The Dow Jones Industrial Average rose 45 points (0.2%) to 29,483, the S&P 500 Index was up 14 points (0.4%) at 3,582, and the Nasdaq Composite increased 103 points (0.9%) to 11,905. In moderate volume, 892 million shares were traded on the NYSE and 3.7 billion shares changed hands on the Nasdaq. WTI crude oil traded $0.11 lower at $41.90 per barrel and wholesale gasoline was unchanged at $1.16 per gallon. Elsewhere, the Bloomberg gold spot price was off $5.55 at $1,866.69 per ounce, and the Dollar Index—a comparison of the U.S. dollar to six major world currencies—ticked 0.1% lower to 92.27.
Jobless claims unexpectedly accelerated, housing and Leading Indicators continued a string of gains. Weekly initial jobless claims came in at a level of 742,000 for the week ended November 14th, above the Bloomberg estimate of 700,000 and the prior week’s upwardly-revised 711,000 level. The four-week moving average declined by 13,750 to 742,000, while continuing claims for the week ended November 7th fell by 429,000 to 6,372,000, below estimates of 6,400,000. The four-week moving average of continuing claims dropped by 525,000 to 7,054,500.
The Conference Board’s Index of Leading Economic Indicators (LEI) for October rose 0.7% month-over-month (m/m), matching September’s unrevised gain and expectations. The LEI has been positive for six-straight months after the plunges in March and April, due to positive contributions from ISM new orders, jobless claims, stock prices, credit conditions and the interest rate spread.
Existing home sales unexpectedly increased in October, rising 4.3% m/m to an annual rate of 6.85 million units—the fifth-straight monthly gain—versus expectations of a decline to 6.47 million units from September’s modestly-revised 6.57 million rate. Existing home sales are up 26.6% y/y.
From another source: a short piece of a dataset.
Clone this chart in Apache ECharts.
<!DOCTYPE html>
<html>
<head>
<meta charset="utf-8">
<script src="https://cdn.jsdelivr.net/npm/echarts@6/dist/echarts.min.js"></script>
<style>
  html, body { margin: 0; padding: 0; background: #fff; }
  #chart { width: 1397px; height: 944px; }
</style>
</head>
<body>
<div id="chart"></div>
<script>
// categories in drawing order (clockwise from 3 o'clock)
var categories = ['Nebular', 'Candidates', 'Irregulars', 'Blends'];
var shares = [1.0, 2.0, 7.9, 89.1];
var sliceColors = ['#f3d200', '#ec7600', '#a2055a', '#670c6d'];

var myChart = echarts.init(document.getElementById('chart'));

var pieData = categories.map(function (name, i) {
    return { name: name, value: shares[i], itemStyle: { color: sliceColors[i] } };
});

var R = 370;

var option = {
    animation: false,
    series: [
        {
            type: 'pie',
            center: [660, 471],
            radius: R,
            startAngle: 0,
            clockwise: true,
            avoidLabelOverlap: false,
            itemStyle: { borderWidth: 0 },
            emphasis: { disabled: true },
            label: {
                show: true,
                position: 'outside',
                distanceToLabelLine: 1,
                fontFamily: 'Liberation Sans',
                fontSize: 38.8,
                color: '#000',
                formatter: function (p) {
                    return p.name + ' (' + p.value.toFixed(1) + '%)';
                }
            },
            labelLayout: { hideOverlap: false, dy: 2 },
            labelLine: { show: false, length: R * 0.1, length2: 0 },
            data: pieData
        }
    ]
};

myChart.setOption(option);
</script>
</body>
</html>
Each of the four major regions experienced m/m and y/y growth, with the Midwest seeing the greatest monthly increases. Sales of single-family homes and purchases of condominiums and co-ops were up m/m and y/y. The median existing home price was up 15.5% from a year ago to $313,000, marking the 104th straight month of y/y gains as prices rose in every region. Unsold inventory came in at an all-time low of 2.5-months pace at the current sales rate, down from 2.7-months in September and the 3.9-months pace a year earlier. Existing home sales reflect contract closings instead of signings and account for a large majority of the home sales market.
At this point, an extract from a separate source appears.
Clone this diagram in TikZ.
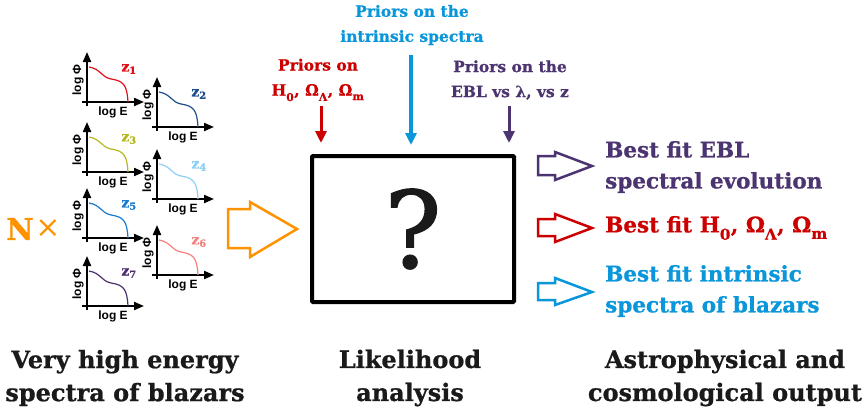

National Association of Realtors Chief Economist Lawrence Yun said, “Considering that we remain in a period of stubbornly high unemployment relative to pre-pandemic levels, the housing sector has performed remarkably well this year.” The surge in sales in recent months has now offset the spring market losses, and Yun added that, “With news that a COVID-19 vaccine will soon be available, and with mortgage rates projected to hover around 3% in 2021, I expect the market’s growth to continue into 2021.”
The Philly Fed Manufacturing Index declined but remained solidly in expansion territory (a reading above zero) for November, decreasing to 26.3 versus estimates of a decline to 22.5 from October’s 32.3 level. New orders, shipments and delivery times all fell but continued to depict expansion, while employment growth accelerated.
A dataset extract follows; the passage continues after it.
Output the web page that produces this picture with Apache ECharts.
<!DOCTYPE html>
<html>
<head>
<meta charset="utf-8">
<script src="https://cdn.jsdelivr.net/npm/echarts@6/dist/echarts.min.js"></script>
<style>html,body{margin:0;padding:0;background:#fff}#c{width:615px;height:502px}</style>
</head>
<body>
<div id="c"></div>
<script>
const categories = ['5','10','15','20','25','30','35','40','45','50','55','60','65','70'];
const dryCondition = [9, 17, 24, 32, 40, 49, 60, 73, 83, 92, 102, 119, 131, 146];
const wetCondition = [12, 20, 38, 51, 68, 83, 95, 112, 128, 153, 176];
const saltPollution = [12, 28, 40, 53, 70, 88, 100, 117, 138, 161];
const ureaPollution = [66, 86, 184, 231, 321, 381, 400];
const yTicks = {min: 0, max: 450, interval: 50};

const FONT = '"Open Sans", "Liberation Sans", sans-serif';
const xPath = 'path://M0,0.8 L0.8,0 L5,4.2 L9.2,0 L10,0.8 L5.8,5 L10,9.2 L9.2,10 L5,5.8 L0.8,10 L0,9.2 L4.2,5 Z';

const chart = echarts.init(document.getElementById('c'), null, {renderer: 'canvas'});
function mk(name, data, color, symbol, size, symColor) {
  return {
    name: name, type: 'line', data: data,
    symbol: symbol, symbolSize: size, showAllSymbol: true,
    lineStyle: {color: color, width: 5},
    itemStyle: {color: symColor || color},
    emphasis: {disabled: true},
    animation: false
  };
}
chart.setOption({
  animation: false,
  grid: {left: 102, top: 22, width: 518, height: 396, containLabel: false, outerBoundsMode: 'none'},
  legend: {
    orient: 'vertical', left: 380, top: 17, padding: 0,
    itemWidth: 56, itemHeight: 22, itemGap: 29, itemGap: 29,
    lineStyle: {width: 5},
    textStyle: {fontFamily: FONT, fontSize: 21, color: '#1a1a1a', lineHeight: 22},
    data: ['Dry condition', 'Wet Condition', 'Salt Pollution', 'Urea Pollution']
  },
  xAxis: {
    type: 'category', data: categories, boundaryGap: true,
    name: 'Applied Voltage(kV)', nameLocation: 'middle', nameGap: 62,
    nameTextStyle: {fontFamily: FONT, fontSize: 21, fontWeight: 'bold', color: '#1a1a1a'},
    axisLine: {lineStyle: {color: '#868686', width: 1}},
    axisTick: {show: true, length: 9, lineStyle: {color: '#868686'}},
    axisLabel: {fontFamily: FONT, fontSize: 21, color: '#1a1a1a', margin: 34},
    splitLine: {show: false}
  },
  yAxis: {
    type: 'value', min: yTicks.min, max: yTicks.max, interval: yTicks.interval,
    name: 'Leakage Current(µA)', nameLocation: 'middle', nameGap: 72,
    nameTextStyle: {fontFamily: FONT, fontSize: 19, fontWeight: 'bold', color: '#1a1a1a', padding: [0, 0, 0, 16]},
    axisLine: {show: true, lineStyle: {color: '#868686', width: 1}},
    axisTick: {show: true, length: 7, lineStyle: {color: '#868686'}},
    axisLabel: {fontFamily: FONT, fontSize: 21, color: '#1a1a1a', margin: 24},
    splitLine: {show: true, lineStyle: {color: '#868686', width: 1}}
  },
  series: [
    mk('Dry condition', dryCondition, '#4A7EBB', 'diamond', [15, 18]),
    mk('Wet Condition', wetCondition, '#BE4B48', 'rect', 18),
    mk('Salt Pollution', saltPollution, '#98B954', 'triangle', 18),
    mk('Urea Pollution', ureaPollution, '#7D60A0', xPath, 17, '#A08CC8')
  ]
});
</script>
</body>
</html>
The November Kansas City Fed Manufacturing Activity Index dipped but remained at a level depicting expansion (a reading above zero). The index declined to 11 from October’s 13 reading, matching forecasts.
Treasuries rose, as the yield on the 2-year note dipped 1 basis point (bp) to 0.17%, the yield on the 10-year note was 3 bps lower at 0.85%, and the 30-year bond rate decreased 4 bps to 1.58%.